--- START ---

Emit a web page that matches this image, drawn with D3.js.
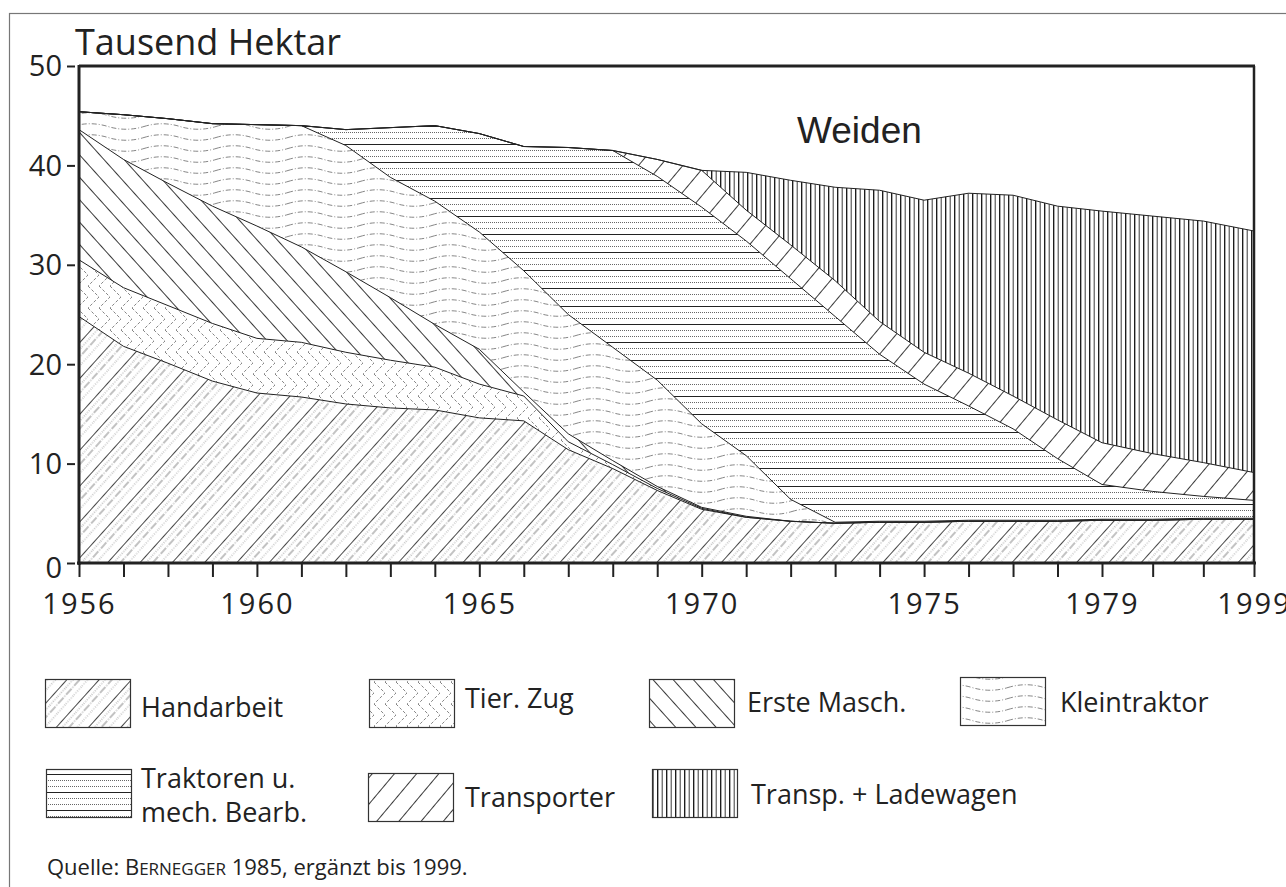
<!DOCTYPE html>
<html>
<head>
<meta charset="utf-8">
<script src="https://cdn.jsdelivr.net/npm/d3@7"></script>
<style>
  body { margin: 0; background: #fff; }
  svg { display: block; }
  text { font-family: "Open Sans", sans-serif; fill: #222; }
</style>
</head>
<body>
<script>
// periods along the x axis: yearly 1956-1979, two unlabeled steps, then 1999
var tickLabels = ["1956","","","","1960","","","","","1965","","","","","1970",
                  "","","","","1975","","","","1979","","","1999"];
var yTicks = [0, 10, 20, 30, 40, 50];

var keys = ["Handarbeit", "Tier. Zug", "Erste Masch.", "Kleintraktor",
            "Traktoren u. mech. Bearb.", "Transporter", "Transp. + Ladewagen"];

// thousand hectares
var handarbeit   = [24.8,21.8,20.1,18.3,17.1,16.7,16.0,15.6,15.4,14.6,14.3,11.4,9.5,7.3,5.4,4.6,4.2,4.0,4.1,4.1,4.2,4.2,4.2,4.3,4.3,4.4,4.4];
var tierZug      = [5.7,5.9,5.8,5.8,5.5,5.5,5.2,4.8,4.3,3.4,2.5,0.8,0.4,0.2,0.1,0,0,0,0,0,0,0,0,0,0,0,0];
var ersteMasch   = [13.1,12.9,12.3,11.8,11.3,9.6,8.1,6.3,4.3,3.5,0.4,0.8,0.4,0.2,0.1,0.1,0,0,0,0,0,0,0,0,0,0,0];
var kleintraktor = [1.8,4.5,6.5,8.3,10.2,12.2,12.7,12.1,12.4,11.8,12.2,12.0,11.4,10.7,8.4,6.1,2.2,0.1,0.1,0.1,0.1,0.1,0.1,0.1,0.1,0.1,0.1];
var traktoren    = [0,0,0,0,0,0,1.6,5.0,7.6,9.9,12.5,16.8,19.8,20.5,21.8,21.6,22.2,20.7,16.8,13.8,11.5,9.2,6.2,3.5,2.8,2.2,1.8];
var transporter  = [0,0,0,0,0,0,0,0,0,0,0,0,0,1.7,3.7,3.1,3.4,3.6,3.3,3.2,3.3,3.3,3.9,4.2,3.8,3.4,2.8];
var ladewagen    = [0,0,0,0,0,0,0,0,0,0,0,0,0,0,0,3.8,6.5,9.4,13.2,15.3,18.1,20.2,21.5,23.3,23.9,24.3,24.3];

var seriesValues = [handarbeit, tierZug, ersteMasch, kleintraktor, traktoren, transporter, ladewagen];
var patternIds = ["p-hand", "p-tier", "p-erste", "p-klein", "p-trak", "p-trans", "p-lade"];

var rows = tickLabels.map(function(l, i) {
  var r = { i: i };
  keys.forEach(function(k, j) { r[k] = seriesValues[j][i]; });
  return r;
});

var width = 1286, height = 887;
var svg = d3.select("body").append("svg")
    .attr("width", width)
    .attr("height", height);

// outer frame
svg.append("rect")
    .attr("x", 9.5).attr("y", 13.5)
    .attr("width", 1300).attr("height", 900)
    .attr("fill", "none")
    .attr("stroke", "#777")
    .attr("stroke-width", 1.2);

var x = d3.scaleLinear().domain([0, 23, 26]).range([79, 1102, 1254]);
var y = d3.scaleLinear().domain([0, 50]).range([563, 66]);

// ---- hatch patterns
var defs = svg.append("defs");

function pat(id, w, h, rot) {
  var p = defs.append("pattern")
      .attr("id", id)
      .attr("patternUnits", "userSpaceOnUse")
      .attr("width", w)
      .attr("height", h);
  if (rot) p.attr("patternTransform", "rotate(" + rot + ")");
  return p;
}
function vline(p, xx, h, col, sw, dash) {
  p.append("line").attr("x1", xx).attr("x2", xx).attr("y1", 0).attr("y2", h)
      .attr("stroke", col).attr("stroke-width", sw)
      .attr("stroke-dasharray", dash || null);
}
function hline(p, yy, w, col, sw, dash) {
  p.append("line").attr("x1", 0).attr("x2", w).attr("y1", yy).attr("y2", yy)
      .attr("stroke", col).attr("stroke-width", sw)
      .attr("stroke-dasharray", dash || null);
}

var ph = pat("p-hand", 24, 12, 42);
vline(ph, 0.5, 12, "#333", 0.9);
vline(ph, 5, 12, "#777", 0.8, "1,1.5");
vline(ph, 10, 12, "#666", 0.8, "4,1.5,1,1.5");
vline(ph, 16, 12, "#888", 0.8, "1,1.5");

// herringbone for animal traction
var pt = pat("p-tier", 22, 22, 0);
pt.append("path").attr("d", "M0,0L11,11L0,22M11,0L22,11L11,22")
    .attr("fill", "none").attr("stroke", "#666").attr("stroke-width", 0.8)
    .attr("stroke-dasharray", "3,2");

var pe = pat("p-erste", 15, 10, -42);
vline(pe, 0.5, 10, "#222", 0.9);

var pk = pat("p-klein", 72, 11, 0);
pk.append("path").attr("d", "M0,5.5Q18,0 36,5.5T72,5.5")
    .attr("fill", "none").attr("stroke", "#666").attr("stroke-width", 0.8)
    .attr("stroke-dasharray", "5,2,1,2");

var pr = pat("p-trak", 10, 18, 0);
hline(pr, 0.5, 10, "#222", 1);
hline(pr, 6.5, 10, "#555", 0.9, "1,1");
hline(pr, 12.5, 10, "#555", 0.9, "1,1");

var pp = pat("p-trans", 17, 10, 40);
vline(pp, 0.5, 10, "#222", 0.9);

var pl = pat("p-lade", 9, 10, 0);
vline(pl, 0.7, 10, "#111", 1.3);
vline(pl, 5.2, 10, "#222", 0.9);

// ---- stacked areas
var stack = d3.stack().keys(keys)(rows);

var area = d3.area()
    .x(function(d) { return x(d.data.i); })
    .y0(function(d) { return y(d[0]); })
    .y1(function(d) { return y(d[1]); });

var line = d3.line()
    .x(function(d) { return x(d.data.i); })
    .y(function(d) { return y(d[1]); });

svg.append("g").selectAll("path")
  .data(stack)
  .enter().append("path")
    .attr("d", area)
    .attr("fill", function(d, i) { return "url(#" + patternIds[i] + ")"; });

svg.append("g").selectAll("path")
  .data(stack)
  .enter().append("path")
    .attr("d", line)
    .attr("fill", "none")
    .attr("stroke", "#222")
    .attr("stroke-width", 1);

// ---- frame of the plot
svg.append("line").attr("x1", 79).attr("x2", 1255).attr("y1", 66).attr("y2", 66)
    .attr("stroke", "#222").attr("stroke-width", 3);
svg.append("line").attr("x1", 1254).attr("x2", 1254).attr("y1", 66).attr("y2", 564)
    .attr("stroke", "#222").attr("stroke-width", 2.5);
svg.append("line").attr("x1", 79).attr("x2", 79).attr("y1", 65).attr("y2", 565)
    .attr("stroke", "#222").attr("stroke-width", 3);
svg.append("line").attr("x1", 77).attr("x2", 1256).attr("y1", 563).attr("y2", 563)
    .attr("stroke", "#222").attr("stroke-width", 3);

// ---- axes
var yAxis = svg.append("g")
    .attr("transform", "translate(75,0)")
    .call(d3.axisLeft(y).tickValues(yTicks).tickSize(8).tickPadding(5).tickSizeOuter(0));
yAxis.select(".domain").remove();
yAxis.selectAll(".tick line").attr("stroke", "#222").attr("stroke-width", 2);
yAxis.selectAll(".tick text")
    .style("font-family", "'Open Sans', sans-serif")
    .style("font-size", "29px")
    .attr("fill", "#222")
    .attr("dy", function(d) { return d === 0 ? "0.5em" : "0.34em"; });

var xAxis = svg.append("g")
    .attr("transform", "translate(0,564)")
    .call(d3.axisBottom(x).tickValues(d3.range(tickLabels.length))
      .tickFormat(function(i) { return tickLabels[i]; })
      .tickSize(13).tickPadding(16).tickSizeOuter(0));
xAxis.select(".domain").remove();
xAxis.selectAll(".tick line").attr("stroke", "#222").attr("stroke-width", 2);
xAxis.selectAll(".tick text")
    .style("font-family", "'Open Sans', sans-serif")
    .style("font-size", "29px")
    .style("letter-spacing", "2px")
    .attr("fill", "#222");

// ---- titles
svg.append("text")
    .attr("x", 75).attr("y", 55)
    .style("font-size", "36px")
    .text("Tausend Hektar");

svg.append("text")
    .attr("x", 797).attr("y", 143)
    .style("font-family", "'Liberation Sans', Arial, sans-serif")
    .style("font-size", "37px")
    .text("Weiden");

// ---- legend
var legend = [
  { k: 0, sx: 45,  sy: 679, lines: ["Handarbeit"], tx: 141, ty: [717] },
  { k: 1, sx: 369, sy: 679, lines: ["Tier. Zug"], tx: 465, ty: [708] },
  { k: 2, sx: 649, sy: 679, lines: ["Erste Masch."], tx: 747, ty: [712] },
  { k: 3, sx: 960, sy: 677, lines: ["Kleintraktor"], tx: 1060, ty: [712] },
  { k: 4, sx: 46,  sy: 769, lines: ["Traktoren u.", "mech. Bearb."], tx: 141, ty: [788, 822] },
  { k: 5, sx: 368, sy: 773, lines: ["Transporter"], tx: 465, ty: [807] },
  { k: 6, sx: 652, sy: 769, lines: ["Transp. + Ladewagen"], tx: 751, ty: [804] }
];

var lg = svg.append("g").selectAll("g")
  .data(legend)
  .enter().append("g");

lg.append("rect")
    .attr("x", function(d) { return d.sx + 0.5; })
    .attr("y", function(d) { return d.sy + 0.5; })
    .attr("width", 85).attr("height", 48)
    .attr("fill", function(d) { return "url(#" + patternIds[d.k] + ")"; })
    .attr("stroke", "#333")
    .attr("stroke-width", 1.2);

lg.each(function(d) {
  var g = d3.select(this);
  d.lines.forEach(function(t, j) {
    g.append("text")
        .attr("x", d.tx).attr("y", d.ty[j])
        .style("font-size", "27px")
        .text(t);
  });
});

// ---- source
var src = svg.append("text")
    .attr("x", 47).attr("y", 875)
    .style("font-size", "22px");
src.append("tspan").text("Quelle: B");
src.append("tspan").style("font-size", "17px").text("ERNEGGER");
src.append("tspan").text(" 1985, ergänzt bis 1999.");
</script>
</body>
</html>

--- END ---

What you will do: Look for lines containing the string "this" and copy them all.

Output:
Emit a web page that matches this image, drawn with D3.js.
  var g = d3.select(this);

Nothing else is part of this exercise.